Baillie Gifford has joined the growing number of investment trust managers moving to offer a new home for holdings invested directly with them. We explain why.

Funds and Investment Trusts April 23, 2019 by Tom Bailey

Baillie Gifford has announced that it will be shutting down its investment trust savings schemes, including its Isa, Share Plan and Children’s Savings Plan representing £1.3bn in assets under management.

At present, Baillie Gifford has over 21,000 retail investors within its various savings schemes. These investors will be transferred to Hargreaves Lansdown, which has agreed to keep Baillie Gifford’s current charging scheme for three years after the transition date.

Savers currently in a Baillie Gifford scheme will be contacted by the asset manager before the transfer with further details of their options. Investors will have the option to transfer at various points over the next few months with the final date being at the end of August.

Existing Isa, Share Plan and Children’s Savings Plan investors will also be able to add to their respective plans. The schemes are now closed to new investors.

Baillie Gifford’s decision to transfer their customers’ savings plans to Hargreaves is part of a growing trend of asset managers and investment houses choosing to stop servicing customers directly.

In January, Witan announced it would be moving 16,000 retail investors in savings schemes to Hargreaves Lansdown. Similarly, in 2015 Jupiter moved around 5,000 of its investment trust clients to the online platform.

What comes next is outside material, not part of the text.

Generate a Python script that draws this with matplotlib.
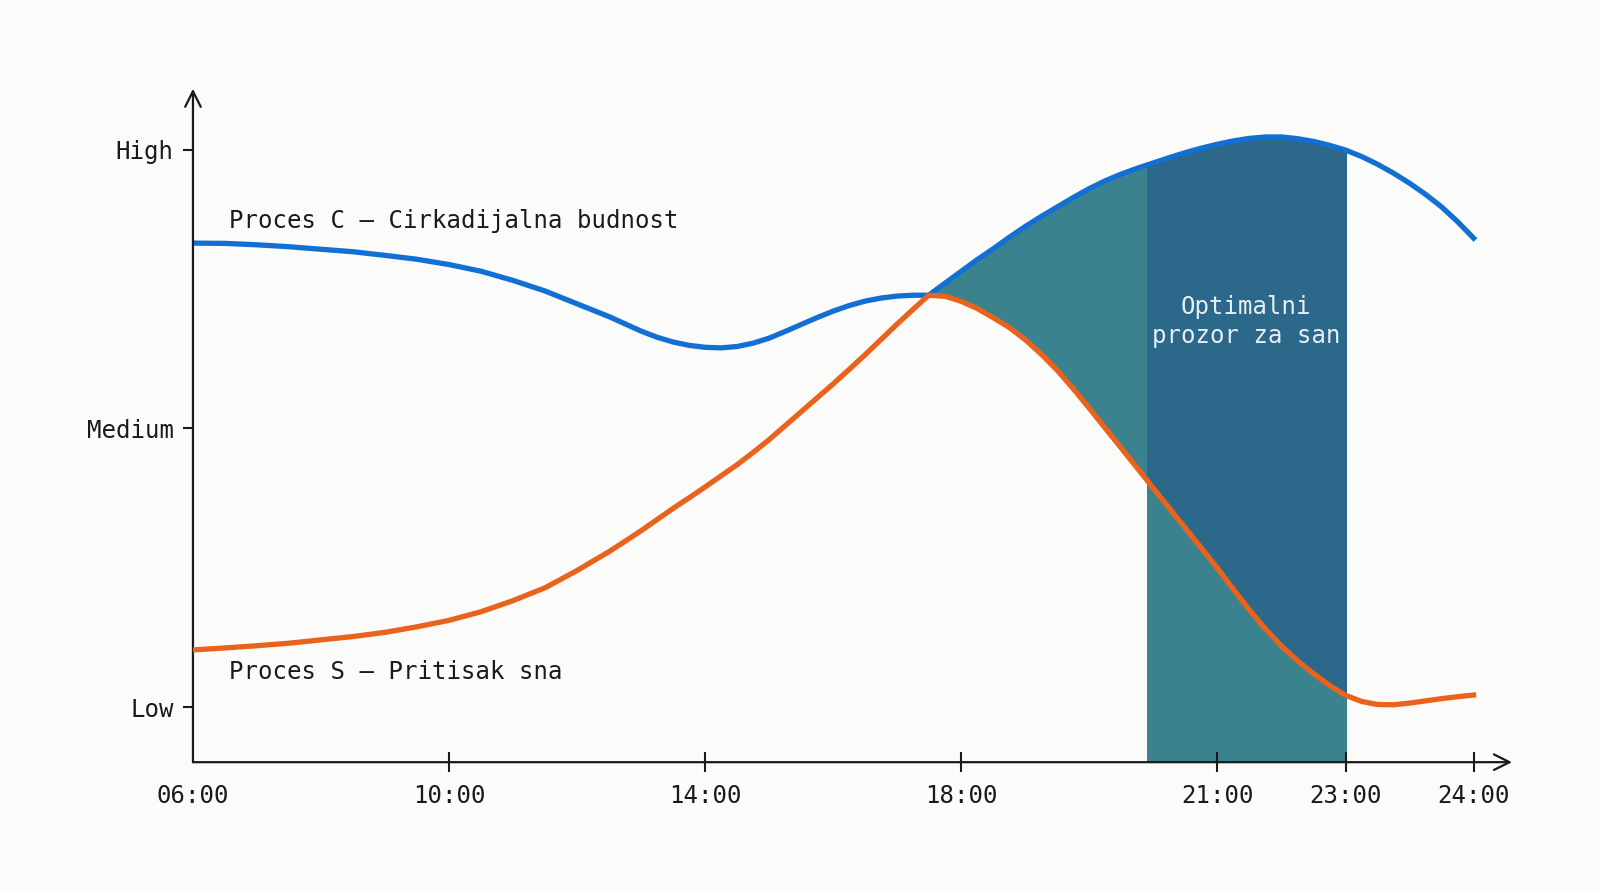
import numpy as np
import matplotlib
matplotlib.use("Agg")
import matplotlib.pyplot as plt
from matplotlib.patches import Rectangle

# x positions on the (non-uniform) time axis; ticks sit at 0,4,8,12,16,18,20
tick_pos = [0, 4, 8, 12, 16, 18, 20]
tick_labels = ["06:00", "10:00", "14:00", "18:00", "21:00", "23:00", "24:00"]
level_pos = [0, 1, 2]
level_labels = ["Low", "Medium", "High"]

pos = [0, 0.5, 1, 1.5, 2, 2.5, 3, 3.5, 4, 4.5, 5, 5.5, 6, 6.5,
       6.75, 7, 7.25, 7.5, 7.75, 8, 8.25, 8.5, 8.75, 9, 9.25, 9.5, 9.75,
       10, 10.25, 10.5, 10.75, 11, 11.25, 11.49, 11.75, 12, 12.25, 12.5,
       12.75, 13, 13.25, 13.5, 13.75, 14, 14.25, 14.5, 14.75, 15, 15.25,
       15.5, 15.75, 16, 16.25, 16.5, 16.75, 17, 17.25, 17.5, 17.75, 18,
       18.25, 18.5, 18.75, 19, 19.25, 19.5, 19.75, 20]

# Proces C - circadian alertness
proc_c = [1.665, 1.664, 1.659, 1.652, 1.643, 1.634, 1.621, 1.607, 1.588,
          1.564, 1.531, 1.493, 1.447, 1.401,
          1.375, 1.349, 1.327, 1.310, 1.298, 1.291, 1.289, 1.294, 1.306,
          1.324, 1.348, 1.373, 1.398, 1.421, 1.441, 1.457, 1.468, 1.475,
          1.478, 1.478, 1.522, 1.564, 1.606, 1.645, 1.686, 1.725, 1.761,
          1.795, 1.829, 1.861, 1.889, 1.913, 1.934, 1.953, 1.972, 1.990,
          2.006, 2.020, 2.032, 2.041, 2.046, 2.046, 2.040, 2.030, 2.016,
          1.999, 1.976, 1.948, 1.916, 1.880, 1.840, 1.795, 1.742, 1.683]

# Proces S - sleep pressure
proc_s = [0.205, 0.212, 0.220, 0.229, 0.241, 0.253, 0.268, 0.288, 0.311,
          0.342, 0.382, 0.428, 0.490, 0.558,
          0.595, 0.633, 0.673, 0.713, 0.751, 0.790, 0.830, 0.870, 0.914,
          0.960, 1.010, 1.060, 1.110, 1.160, 1.212, 1.265, 1.320, 1.375,
          1.428, 1.478, 1.474, 1.456, 1.430, 1.397, 1.362, 1.318, 1.266,
          1.208, 1.142, 1.072, 1.000, 0.929, 0.857, 0.785, 0.713, 0.642,
          0.570, 0.498, 0.422, 0.348, 0.280, 0.219, 0.166, 0.120, 0.078,
          0.042, 0.020, 0.009, 0.008, 0.014, 0.022, 0.030, 0.037, 0.043]

cross_pos = 11.49
window_start, window_end = 14.9, 18.0

label_c = "Proces C — Cirkadijalna budnost"
label_s = "Proces S — Pritisak sna"
label_window = "Optimalni\nprozor za san"

BLUE = "#1270d4"
ORANGE = "#e9631c"
TEAL = "#3a838e"
DARK = "#2b6889"
BG = "#fbfbf9"
INK = "#1a1a1a"

plt.rcParams["font.family"] = ["DejaVu Sans Mono", "DejaVu Sans"]

fig = plt.figure(figsize=(16, 8.93), dpi=100, facecolor=BG)
ax = fig.add_axes([0.1206, 0.1465, 0.8244, 0.7541])
ax.set_facecolor(BG)

xmin, xmax = 0, 20.6
ymin, ymax = -0.198, 2.219
ax.set_xlim(xmin, xmax)
ax.set_ylim(ymin, ymax)

x = np.array(pos)
c = np.array(proc_c)
s = np.array(proc_s)

# teal area between the curves after they cross, up to 23:00
fill1 = ax.fill_between(x, s, c, color=TEAL, lw=0, zorder=1)
fill1.set_clip_path(Rectangle((cross_pos, ymin), window_end - cross_pos,
                              ymax - ymin, transform=ax.transData))

# sleep window band: teal below S, darker between S and C
low = ax.fill_between(x, ymin, s, color=TEAL, lw=0, zorder=1)
low.set_clip_path(Rectangle((window_start, ymin), window_end - window_start,
                            ymax - ymin, transform=ax.transData))
top = ax.fill_between(x, s, c, color=DARK, lw=0, zorder=2)
top.set_clip_path(Rectangle((window_start, ymin), window_end - window_start,
                            ymax - ymin, transform=ax.transData))

ax.plot(pos, proc_c, color=BLUE, lw=3.8, solid_joinstyle="round", zorder=3)
ax.plot(pos, proc_s, color=ORANGE, lw=3.8, solid_joinstyle="round", zorder=4)

ax.text(0.56, 1.743, label_c, fontsize=17.3, color=INK, va="center", ha="left")
ax.text(0.56, 0.125, label_s, fontsize=17.3, color=INK, va="center", ha="left")
ax.text(16.45, 1.384, label_window, fontsize=17.3, color="#e8eff3",
        va="center", ha="center", linespacing=1.3, zorder=5)

# axes drawn as arrows
for side in ["top", "right", "left", "bottom"]:
    ax.spines[side].set_visible(False)
arrow = dict(arrowstyle="->", lw=1.6, color=INK, mutation_scale=28,
             shrinkA=0, shrinkB=0)
ax.annotate("", xy=(1, 0), xytext=(0, 0), xycoords="axes fraction",
            arrowprops=arrow, annotation_clip=False)
ax.annotate("", xy=(0, 1), xytext=(0, 0), xycoords="axes fraction",
            arrowprops=arrow, annotation_clip=False)

ax.set_xticks(tick_pos)
ax.set_xticklabels(tick_labels)
ax.set_yticks(level_pos)
ax.set_yticklabels(level_labels)
ax.tick_params(axis="x", direction="inout", length=14, width=1.5, pad=9,
               labelsize=17.3, colors=INK)
ax.tick_params(axis="y", direction="out", length=7, width=1.5, pad=7,
               labelsize=17.3, colors=INK)
ax.xaxis.get_major_ticks()[0].tick1line.set_visible(False)

fig.savefig("out.png", dpi=100, facecolor=BG)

Driving this trend is an acceptance that investment platforms are able to offer a better service and customer experience than investment houses or asset managers. This, James Budden, director of retail marketing and distribution at Baillie Gifford, notes, was a key consideration behind Baillie Gifford ending its savings services.

He says: “The increasing variety, capability and cost effectiveness of investment platforms in the wider savings market has led us to decide plan holders of our investment trust savings scheme are best served by a specialist platform.”

Similar justification was offered by Witan when it announced its decision in January. Harry Henderson, the chairman of Witan Investment Trust noted at the time: “There is an increasing range of savings platforms offering a broader array of services than those available to Witan savings scheme investors.”